- Theatrical release poster
- Directed by: M. Srinivas Raju
- Screenplay by: M. Srinivasa Raju
- Story by: Aketi Sathish
- Produced by: Madhavi Adurti
- Starring: Varun Sandesh Farnaz Shetty
- Cinematography: B. Murali Krishna
- Edited by: Kotagiri Venkateswara Rao
- Music by: Chaitu Kolli
- Production company: Sri Balaji Pictures
- Release date: 1 January 2022;
- Running time: 134 minutes
- Country: India
- Language: Telugu

= Induvadana =

2022 film by M. Srinivas Raju

Induvadana is a 2022 Indian Telugu-language horror comedy drama film directed by M. Srinivas Raju from the story written by Aketi Sathish. The film features Varun Sandesh and Farnaz Shetty in lead roles.
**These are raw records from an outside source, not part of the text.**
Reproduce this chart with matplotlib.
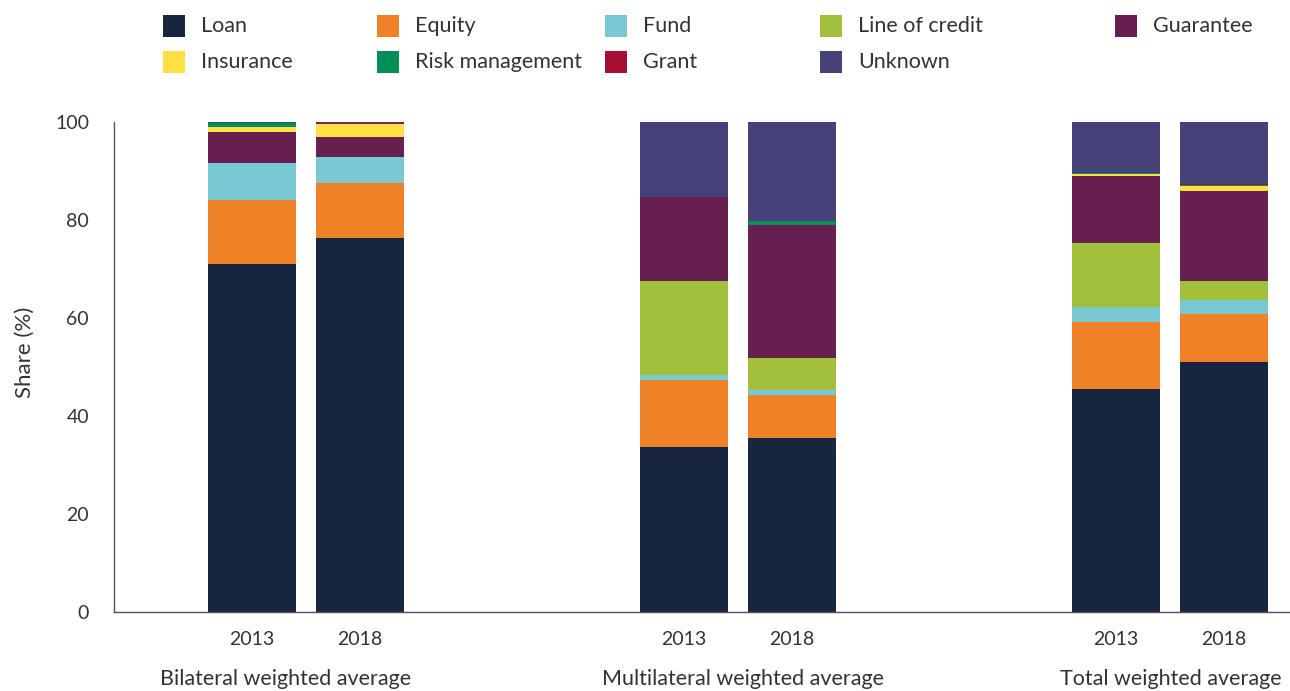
import numpy as np
import matplotlib
matplotlib.use("Agg")
import matplotlib.pyplot as plt
from matplotlib.patches import Rectangle

plt.rcParams['font.family'] = ['Lato', 'DejaVu Sans']

groups = ["Bilateral weighted average", "Multilateral weighted average", "Total weighted average"]
years = ["2013", "2018"]
types = ["Loan", "Equity", "Fund", "Line of credit", "Guarantee",
         "Insurance", "Risk management", "Grant", "Unknown"]
colors = ["#18253F", "#EF8126", "#7AC8D3", "#A3C03D", "#671F50",
          "#FFE043", "#008F57", "#A50E2F", "#45427A"]

# one value per bar: bil 2013, bil 2018, mul 2013, mul 2018, tot 2013, tot 2018
loan = [71.0, 76.3, 33.7, 35.5, 45.5, 51.0]
equity = [13.1, 11.3, 13.6, 8.8, 13.7, 9.9]
fund = [7.5, 5.3, 1.1, 1.1, 3.0, 2.8]
line_of_credit = [0.0, 0.0, 19.2, 6.4, 13.1, 3.9]
guarantee = [6.4, 4.0, 17.1, 27.2, 13.7, 18.3]
insurance = [1.0, 2.7, 0.0, 0.0, 0.4, 1.0]
risk_management = [0.8, 0.0, 0.0, 0.7, 0.2, 0.2]
grant = [0.0, 0.2, 0.0, 0.0, 0.0, 0.2]
unknown = [0.2, 0.2, 15.3, 20.5, 10.4, 12.7]

series = [loan, equity, fund, line_of_credit, guarantee,
          insurance, risk_management, grant, unknown]

fig = plt.figure(figsize=(12.9, 6.91), dpi=100)
ax = fig.add_axes([0.0884, 0.1143, 0.9116, 0.7091])

centers = np.arange(len(groups))
off = 0.125
xpos = np.array([[c - off, c + off] for c in centers]).ravel()
bottom = np.zeros(len(xpos))
for vals, col in zip(series, colors):
    ax.bar(xpos, vals, width=0.204, bottom=bottom, color=col, linewidth=0)
    bottom += np.array(vals)

ax.set_xlim(-0.444, 2.278)
ax.set_ylim(0, 100)
ax.set_yticks([0, 20, 40, 60, 80, 100])
ax.set_yticklabels(["0", "20", "40", "60", "80", "100"])
ax.tick_params(axis='y', length=0, pad=18, labelsize=14, labelcolor="#333333")
ax.set_xticks(xpos)
ax.set_xticklabels(years * 3)
ax.tick_params(axis='x', length=0, pad=14, labelsize=14, labelcolor="#333333")
for s in ["top", "right"]:
    ax.spines[s].set_visible(False)
for s in ["left", "bottom"]:
    ax.spines[s].set_color("#555555")
    ax.spines[s].set_linewidth(1)
ax.set_ylabel("Share (%)", fontsize=16, color="#333333")
ax.yaxis.set_label_coords(-0.067, 0.53)

# group labels sit a little off the bar-pair centres in the original
label_shift = [-0.046, 0.012, 0.002]
for c, g, d in zip(centers, groups, label_shift):
    ax.text(c + d, -13.6, g, ha="center", va="center", fontsize=15.5, color="#333333")

# legend
leg_x = [163, 377, 605, 820, 1115]
leg_y = [26, 62]
W, H = 1290.0, 691.0
for i, (name, col) in enumerate(zip(types, colors)):
    r, k = divmod(i, 5)
    x0, y0 = leg_x[k], leg_y[r]
    fig.add_artist(Rectangle((x0 / W, 1 - (y0 + 11) / H), 22 / W, 22 / H,
                             transform=fig.transFigure, color=col, lw=0))
    fig.text((x0 + 38) / W, 1 - y0 / H, name, ha="left", va="center",
             fontsize=15.5, color="#333333")

fig.savefig("out.png", dpi=100)
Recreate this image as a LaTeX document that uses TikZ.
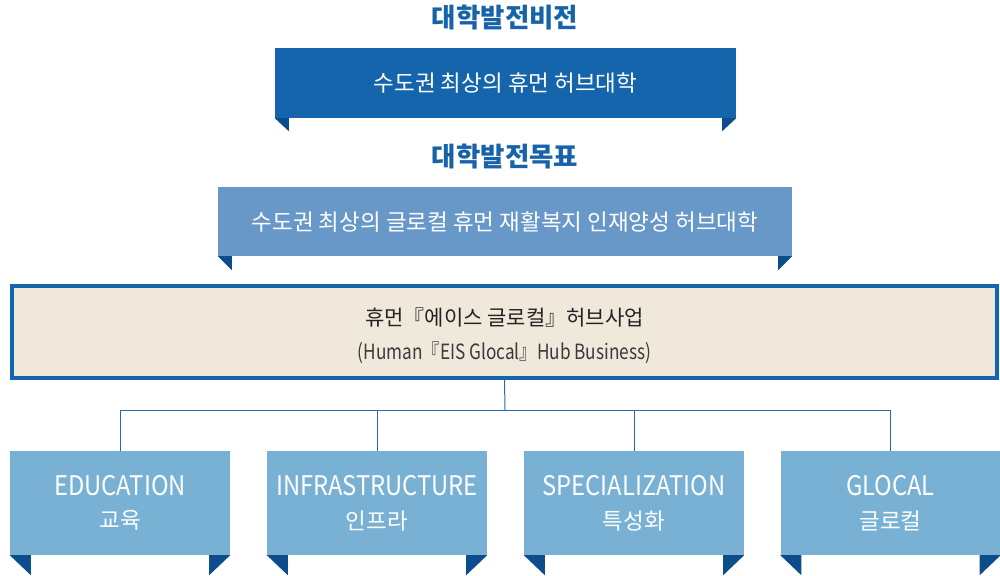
\documentclass[tikz,border=0pt]{standalone}
\usepackage{fontspec}
\setmainfont{Noto Sans CJK KR}
\newfontfamily\narrowfont{Noto Sans CJK KR}[FakeStretch=0.88]
\newfontfamily\narrowerfont{Noto Sans CJK KR}[FakeStretch=0.82]
\newcommand\latinlabel{\narrowfont\fontsize{27}{30}\selectfont}
\newcommand\korlabel{\fontsize{22.5}{26}\selectfont}
\definecolor{titleblue}{HTML}{1763A9}
\definecolor{visionblue}{HTML}{1465AB}
\definecolor{goalblue}{HTML}{6898C8}
\definecolor{hubfill}{HTML}{F1E8DC}
\definecolor{hubline}{HTML}{1465AB}
\definecolor{areablue}{HTML}{79B1D4}
\definecolor{tabblue}{HTML}{0E4D8C}
\definecolor{connblue}{HTML}{2A6AA8}
\definecolor{darktext}{HTML}{222222}
\definecolor{graytext}{HTML}{3A3A3A}
\begin{document}
\begin{tikzpicture}[x=1pt,y=-1pt,
  titletext/.style={font=\fontsize{26.5}{30}\selectfont\bfseries, text=titleblue, inner sep=0pt},
  banner/.style={inner sep=0pt, text=white, font=\fontsize{22.5}{26}\selectfont},
  hubbox/.style={draw=hubline, line width=4pt, fill=hubfill, inner sep=0pt, minimum width=985pt, minimum height=92pt, align=center},
  areabox/.style={fill=areablue, text=white, inner sep=0pt, minimum width=220pt, minimum height=104pt, align=center},
  tabfill/.style={fill=tabblue},
  conn/.style={draw=connblue, line width=1pt},
]
\useasboundingbox (0,0) rectangle (1000,575);

% Vision
\node[titletext] (visiontitle) at (505,18) {대학발전비전};
\node[banner, fill=visionblue, minimum width=461pt, minimum height=70pt] (vision) at (505.5,83) {수도권 최상의 휴먼 허브대학};
\fill[tabfill] (vision.south west) -- ++(14,0) -- ++(0,13) -- cycle;
\fill[tabfill] (vision.south east) -- ++(-14,0) -- ++(0,13) -- cycle;

% Goal
\node[titletext] (goaltitle) at (505,157) {대학발전목표};
\node[banner, fill=goalblue, minimum width=574pt, minimum height=69pt] (goal) at (505,221.5) {수도권 최상의 글로컬 휴먼 재활복지 인재양성 허브대학};
\fill[tabfill] (goal.south west) -- ++(14,0) -- ++(0,14) -- cycle;
\fill[tabfill] (goal.south east) -- ++(-14,0) -- ++(0,14) -- cycle;

% Hub business
\node[hubbox] (hub) at (504.5,332) {{\color{darktext}\fontsize{21}{24}\selectfont\rule{0pt}{25pt}휴먼『에이스 글로컬』허브사업}\\[13pt]{\color{graytext}\narrowerfont\fontsize{21}{22}\selectfont (Human『EIS Glocal』Hub Business)}};

% Areas
\node[areabox] (edu) at (120,503) {{\latinlabel EDUCATION}\\[14pt]{\korlabel 교육}};
\node[areabox] (infra) at (377,503) {{\latinlabel INFRASTRUCTURE}\\[14pt]{\korlabel 인프라}};
\node[areabox] (spec) at (634,503) {{\latinlabel SPECIALIZATION}\\[14pt]{\korlabel 특성화}};
\node[areabox] (glo) at (890.5,503) {{\latinlabel GLOCAL}\\[14pt]{\korlabel 글로컬}};
\foreach \n in {edu,infra,spec,glo}{
  \fill[tabfill] (\n.south west) -- ++(21,0) -- ++(0,20) -- cycle;
  \fill[tabfill] (\n.south east) -- ++(-21,0) -- ++(0,20) -- cycle;
}

% Connectors
\coordinate (bus) at (505,410);
\draw[conn] (hub.south) -- (bus);
\draw[conn] (bus -| edu.north) -- (bus -| glo.north);
\foreach \n in {edu,infra,spec,glo}{
  \draw[conn] (\n.north) -- (\n.north |- bus);
}
\end{tikzpicture}
\end{document}
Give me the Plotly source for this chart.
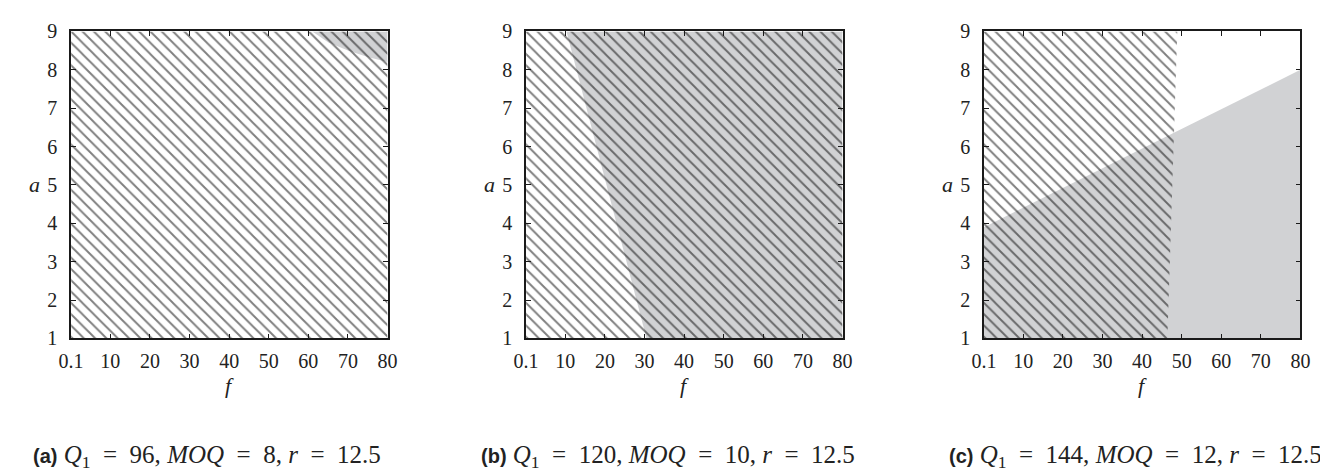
import plotly.graph_objects as go

# ---------------- data ----------------
f_tickvals = [0.1, 10, 20, 30, 40, 50, 60, 70, 80]
f_ticktext = ["0.1", "10", "20", "30", "40", "50", "60", "70", "80"]
a_tickvals = [1, 2, 3, 4, 5, 6, 7, 8, 9]
f_range = [0.1, 80]
a_range = [1, 9]

# panel (a)
hatch_a_f = [0.1, 80, 80, 0.1]
hatch_a_a = [1, 1, 9, 9]
gray_a_f = [61, 65, 70, 75, 80, 80]
gray_a_a = [9, 8.72, 8.5, 8.33, 8.2, 9]

# panel (b)
hatch_b_f = [0.1, 80, 80, 0.1]
hatch_b_a = [1, 1, 9, 9]
gray_b_f = [10.3, 80, 80, 30.5]
gray_b_a = [9, 9, 1, 1]

# panel (c)
hatch_c_f = [0.1, 46.4, 48.9, 0.1]
hatch_c_a = [1, 1, 9, 9]
gray_c_f = [0.1, 80, 80, 0.1]
gray_c_a = [1, 1, 8.0, 3.9]

captions = [
    ("(a)", "96", "8", "12.5"),
    ("(b)", "120", "10", "12.5"),
    ("(c)", "144", "12", "12.5"),
]

# ---------------- layout geometry (pixels) ----------------
W, H = 1328, 475
panel_left_px = [51, 514, 980]
caption_left_px = [10, 466, 942]
panel_w_px = 322
top_px, bottom_px = 13, 335
GRAY = "#d1d2d4"
INK = "#000000"

fig = go.Figure()

panels = [
    (gray_a_f, gray_a_a, hatch_a_f, hatch_a_a),
    (gray_b_f, gray_b_a, hatch_b_f, hatch_b_a),
    (gray_c_f, gray_c_a, hatch_c_f, hatch_c_a),
]

for i, (gf, ga, hf, ha) in enumerate(panels):
    xa = "x" if i == 0 else f"x{i+1}"
    ya = "y" if i == 0 else f"y{i+1}"
    fig.add_trace(go.Scatter(
        x=gf, y=ga, mode="lines", fill="toself", fillcolor=GRAY,
        line=dict(width=0, color=GRAY), hoverinfo="skip", showlegend=False,
        xaxis=xa, yaxis=ya))
    fig.add_trace(go.Scatter(
        x=hf, y=ha, mode="lines", fill="toself", fillcolor="rgba(0,0,0,0)",
        fillpattern=dict(shape="\\", fgcolor=INK, bgcolor="rgba(0,0,0,0)",
                         size=8, solidity=0.24, fillmode="overlay"),
        line=dict(width=0, color="rgba(0,0,0,0)"), hoverinfo="skip",
        showlegend=False, xaxis=xa, yaxis=ya))

tickfont = dict(family="Liberation Serif", size=20, color="#222")
layout = dict(
    width=W, height=H, autosize=False,
    margin=dict(l=0, r=0, t=0, b=0),
    paper_bgcolor="white", plot_bgcolor="white",
    showlegend=False,
)
ydom = [1 - bottom_px / H, 1 - top_px / H]
for i, lpx in enumerate(panel_left_px):
    sx = "" if i == 0 else str(i + 1)
    layout[f"xaxis{sx}"] = dict(
        domain=[lpx / W, (lpx + panel_w_px) / W], range=f_range,
        anchor=f"y{sx}", tickvals=f_tickvals, ticktext=f_ticktext,
        ticks="inside", ticklen=5, tickwidth=1, tickcolor="#1a1a1a",
        showline=True, linewidth=1.5, linecolor="#1a1a1a", mirror="ticks",
        showgrid=False, zeroline=False, tickfont=tickfont,
        ticklabelstandoff=4, fixedrange=True)
    layout[f"yaxis{sx}"] = dict(
        domain=ydom, range=a_range, anchor=f"x{sx}",
        tickvals=a_tickvals, ticks="inside", ticklen=5, tickwidth=1,
        tickcolor="#1a1a1a", showline=True, linewidth=1.5, linecolor="#1a1a1a",
        mirror="ticks", showgrid=False, zeroline=False, tickfont=tickfont,
        ticklabelstandoff=8, fixedrange=True)
fig.update_layout(**layout)

# axis titles and captions
ann = []
SP = "&#8194;"
for i, lpx in enumerate(panel_left_px):
    cx = (lpx + panel_w_px / 2) / W
    ann.append(dict(x=(lpx - 37) / W, y=1 - 174 / H, xref="paper", yref="paper",
                    text="<i>a</i>", showarrow=False, xanchor="center", yanchor="middle",
                    font=dict(family="Liberation Serif", size=22, color="#222")))
    ann.append(dict(x=cx, y=1 - 384 / H, xref="paper", yref="paper",
                    text="<i>f</i>", showarrow=False, xanchor="center", yanchor="middle",
                    font=dict(family="Liberation Serif", size=22, color="#222")))
    lab, q, m, r = captions[i]
    txt = (f'<span style="font-family:Liberation Sans;font-weight:bold;font-size:20px">{lab}</span> '
           f'<i>Q</i><sub>1</sub>{SP}={SP}{q}, <i>MOQ</i>{SP}={SP}{m}, <i>r</i>{SP}={SP}{r}')
    ann.append(dict(x=caption_left_px[i] / W, y=1 - 459 / H, xref="paper", yref="paper",
                    text=txt, showarrow=False, xanchor="left", yanchor="middle",
                    font=dict(family="Liberation Serif", size=25, color="#222")))
fig.update_layout(annotations=ann)

fig.write_html("out.html")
Induvadana was released theatrically on 1 January 2022.

== Production ==
This film marks the return of Varun Sandhesh after a hiatus.

== Soundtrack ==

Track list
| No. | Title | Lyrics | Artist(s) | Length |
|---|---|---|---|---|
| 1. | "Vadi Vadiga" | Tirupathi Jaavana | Javed Ali, Malavika | 4:13 |
| 2. | "Kallalloki Kallu Petti Chudu" | Bhaskarabhatla | S. P. Charan, Sahithi | 3:18 |
| 3. | "Chilipi Chupulu" | Tirupathi Jaavana | Jaspreet Jasz, Divya Aishwarya | 3:32 |
| 4. | "Na Kallaku Pattillevandi" | Asurayya, Giridhar Ragolu | Sahiti | 3:10 |

== Reception ==
Sakshi Post praised the concept but criticized the narration. They further appreciated the performances of Varun and Farnaz. News18 Telugu praised Varun's performance but gave mixed review on the screenplay and other technical aspects.